Copy every line in the records below that contains the word "this".
========================
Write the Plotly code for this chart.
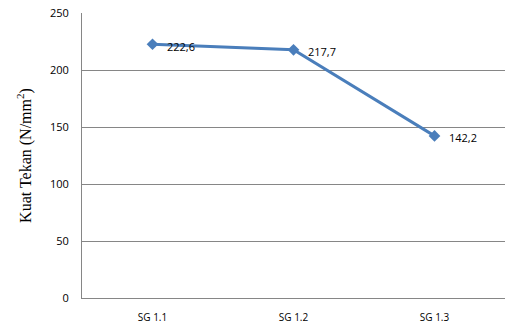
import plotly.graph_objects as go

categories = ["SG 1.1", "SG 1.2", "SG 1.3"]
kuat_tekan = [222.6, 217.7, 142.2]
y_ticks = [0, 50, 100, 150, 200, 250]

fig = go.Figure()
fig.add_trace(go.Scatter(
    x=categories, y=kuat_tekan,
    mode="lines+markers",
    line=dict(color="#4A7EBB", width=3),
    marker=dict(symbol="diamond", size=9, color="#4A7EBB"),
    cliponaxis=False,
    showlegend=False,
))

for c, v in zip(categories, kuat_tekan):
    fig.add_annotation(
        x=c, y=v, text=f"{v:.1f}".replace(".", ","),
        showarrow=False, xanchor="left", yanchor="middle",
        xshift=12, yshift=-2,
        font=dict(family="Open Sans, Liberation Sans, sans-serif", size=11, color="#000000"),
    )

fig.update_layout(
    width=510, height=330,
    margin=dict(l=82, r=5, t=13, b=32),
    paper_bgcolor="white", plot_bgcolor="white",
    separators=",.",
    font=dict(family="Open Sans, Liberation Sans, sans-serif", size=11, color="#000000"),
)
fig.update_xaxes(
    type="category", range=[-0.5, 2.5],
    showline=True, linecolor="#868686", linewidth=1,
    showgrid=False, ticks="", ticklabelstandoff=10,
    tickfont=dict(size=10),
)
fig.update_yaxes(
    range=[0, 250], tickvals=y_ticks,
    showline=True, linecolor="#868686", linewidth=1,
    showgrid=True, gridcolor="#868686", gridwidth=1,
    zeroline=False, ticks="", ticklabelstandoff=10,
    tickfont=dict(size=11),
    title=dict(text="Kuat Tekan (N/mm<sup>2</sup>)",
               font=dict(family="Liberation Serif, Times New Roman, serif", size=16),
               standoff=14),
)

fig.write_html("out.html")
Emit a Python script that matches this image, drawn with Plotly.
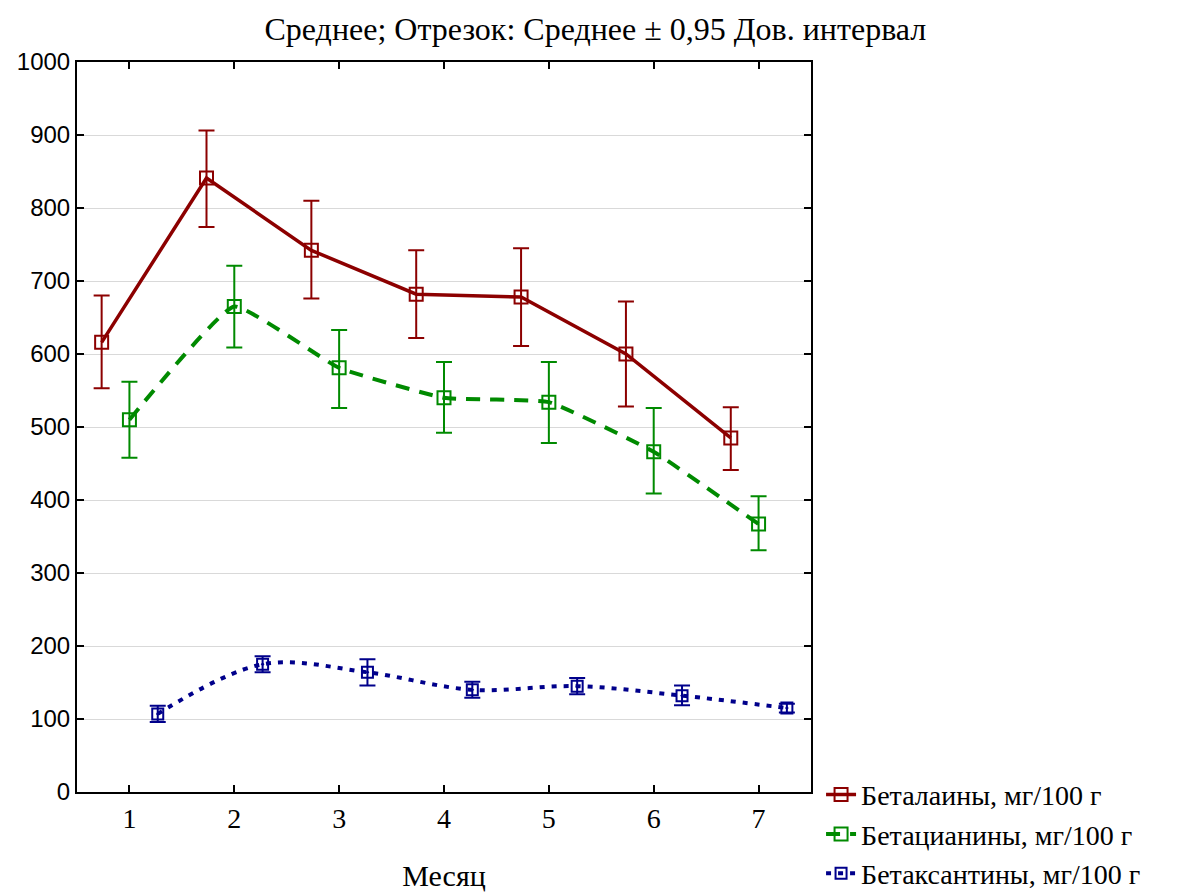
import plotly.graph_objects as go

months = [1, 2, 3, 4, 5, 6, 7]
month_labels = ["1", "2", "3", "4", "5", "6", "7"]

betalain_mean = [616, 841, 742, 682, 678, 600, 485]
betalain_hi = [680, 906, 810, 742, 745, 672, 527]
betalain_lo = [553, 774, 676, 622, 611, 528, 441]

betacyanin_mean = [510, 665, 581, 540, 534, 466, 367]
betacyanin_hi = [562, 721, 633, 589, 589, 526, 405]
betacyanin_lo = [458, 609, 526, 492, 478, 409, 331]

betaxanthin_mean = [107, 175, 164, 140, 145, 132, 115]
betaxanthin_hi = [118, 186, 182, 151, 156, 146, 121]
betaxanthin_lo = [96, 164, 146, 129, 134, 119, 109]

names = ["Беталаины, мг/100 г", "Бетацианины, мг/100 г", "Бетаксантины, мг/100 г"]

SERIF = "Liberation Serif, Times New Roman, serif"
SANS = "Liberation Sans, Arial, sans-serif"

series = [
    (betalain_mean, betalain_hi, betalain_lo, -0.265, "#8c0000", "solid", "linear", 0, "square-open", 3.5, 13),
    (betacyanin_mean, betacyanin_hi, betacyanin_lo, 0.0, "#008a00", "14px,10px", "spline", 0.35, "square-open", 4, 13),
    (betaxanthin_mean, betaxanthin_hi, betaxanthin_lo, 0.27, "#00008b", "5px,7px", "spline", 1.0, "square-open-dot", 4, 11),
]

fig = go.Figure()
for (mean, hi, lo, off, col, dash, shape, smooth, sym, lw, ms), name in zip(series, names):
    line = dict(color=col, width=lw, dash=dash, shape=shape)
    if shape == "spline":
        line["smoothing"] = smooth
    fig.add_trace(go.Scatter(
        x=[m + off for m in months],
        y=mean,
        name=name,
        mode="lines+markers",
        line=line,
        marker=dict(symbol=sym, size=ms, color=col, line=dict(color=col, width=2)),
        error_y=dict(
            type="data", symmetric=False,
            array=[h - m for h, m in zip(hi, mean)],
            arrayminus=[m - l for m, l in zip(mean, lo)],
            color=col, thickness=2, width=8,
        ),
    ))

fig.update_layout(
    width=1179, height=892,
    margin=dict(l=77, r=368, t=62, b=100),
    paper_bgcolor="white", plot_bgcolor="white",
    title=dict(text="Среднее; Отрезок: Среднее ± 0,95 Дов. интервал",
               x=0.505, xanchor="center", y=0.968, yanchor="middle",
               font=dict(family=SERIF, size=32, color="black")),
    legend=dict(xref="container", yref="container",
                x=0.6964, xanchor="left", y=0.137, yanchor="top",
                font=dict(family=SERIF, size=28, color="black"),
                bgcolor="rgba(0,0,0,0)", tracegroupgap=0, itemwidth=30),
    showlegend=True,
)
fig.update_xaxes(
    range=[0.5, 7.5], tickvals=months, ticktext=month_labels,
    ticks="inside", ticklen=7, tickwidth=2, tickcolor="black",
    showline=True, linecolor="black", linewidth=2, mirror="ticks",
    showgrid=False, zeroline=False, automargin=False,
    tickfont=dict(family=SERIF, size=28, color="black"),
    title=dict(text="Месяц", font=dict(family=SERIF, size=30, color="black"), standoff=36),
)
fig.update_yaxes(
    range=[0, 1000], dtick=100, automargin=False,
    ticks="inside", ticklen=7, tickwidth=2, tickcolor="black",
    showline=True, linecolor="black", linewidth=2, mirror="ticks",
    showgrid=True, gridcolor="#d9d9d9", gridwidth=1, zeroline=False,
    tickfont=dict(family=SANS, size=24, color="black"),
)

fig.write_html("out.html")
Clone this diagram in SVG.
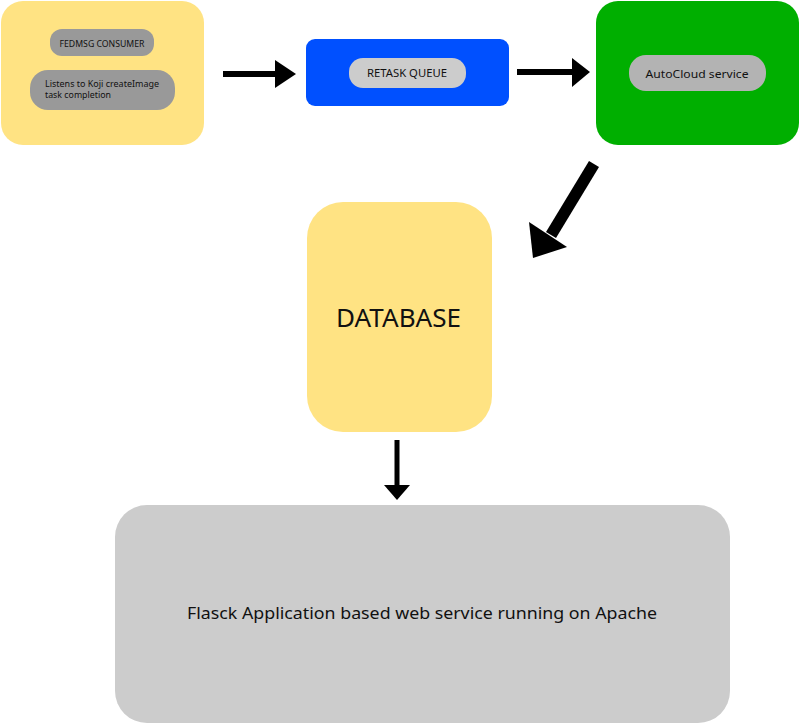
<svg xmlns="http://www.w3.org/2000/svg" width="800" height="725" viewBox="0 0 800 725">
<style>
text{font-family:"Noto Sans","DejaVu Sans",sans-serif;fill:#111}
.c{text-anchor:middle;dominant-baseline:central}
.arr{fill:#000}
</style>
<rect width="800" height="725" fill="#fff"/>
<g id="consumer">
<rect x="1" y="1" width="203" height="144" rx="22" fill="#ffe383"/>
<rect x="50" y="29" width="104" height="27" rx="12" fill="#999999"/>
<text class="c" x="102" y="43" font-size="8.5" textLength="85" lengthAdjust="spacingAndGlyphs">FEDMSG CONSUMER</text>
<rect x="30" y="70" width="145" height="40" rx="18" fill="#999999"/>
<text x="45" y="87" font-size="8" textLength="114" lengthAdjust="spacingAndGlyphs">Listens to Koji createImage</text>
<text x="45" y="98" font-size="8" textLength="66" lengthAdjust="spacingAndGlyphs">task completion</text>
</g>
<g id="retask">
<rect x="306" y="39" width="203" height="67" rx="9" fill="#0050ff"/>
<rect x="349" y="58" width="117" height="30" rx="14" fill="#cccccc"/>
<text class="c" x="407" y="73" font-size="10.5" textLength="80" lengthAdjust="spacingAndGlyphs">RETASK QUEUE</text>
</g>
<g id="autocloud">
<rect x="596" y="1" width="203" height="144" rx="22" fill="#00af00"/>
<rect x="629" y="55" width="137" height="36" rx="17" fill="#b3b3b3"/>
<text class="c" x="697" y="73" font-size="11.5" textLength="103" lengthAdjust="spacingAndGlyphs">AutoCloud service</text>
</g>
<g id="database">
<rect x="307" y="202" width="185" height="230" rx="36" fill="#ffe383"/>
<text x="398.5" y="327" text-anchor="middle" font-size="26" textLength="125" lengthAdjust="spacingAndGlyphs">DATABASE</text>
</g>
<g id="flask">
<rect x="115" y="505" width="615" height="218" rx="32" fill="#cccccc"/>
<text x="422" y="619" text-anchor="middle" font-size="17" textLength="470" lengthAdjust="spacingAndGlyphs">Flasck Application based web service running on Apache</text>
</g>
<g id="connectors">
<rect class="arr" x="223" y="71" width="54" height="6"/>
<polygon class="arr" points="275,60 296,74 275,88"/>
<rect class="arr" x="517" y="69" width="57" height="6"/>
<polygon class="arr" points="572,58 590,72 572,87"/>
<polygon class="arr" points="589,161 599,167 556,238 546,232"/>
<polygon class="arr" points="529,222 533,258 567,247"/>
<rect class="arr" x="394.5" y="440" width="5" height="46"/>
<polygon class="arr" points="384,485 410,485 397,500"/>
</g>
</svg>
========================
▶ FINISHED TASK
Write the Plotly code for this chart.
Emit a Python script that matches this image, drawn with Plotly.
Clone this diagram in SVG.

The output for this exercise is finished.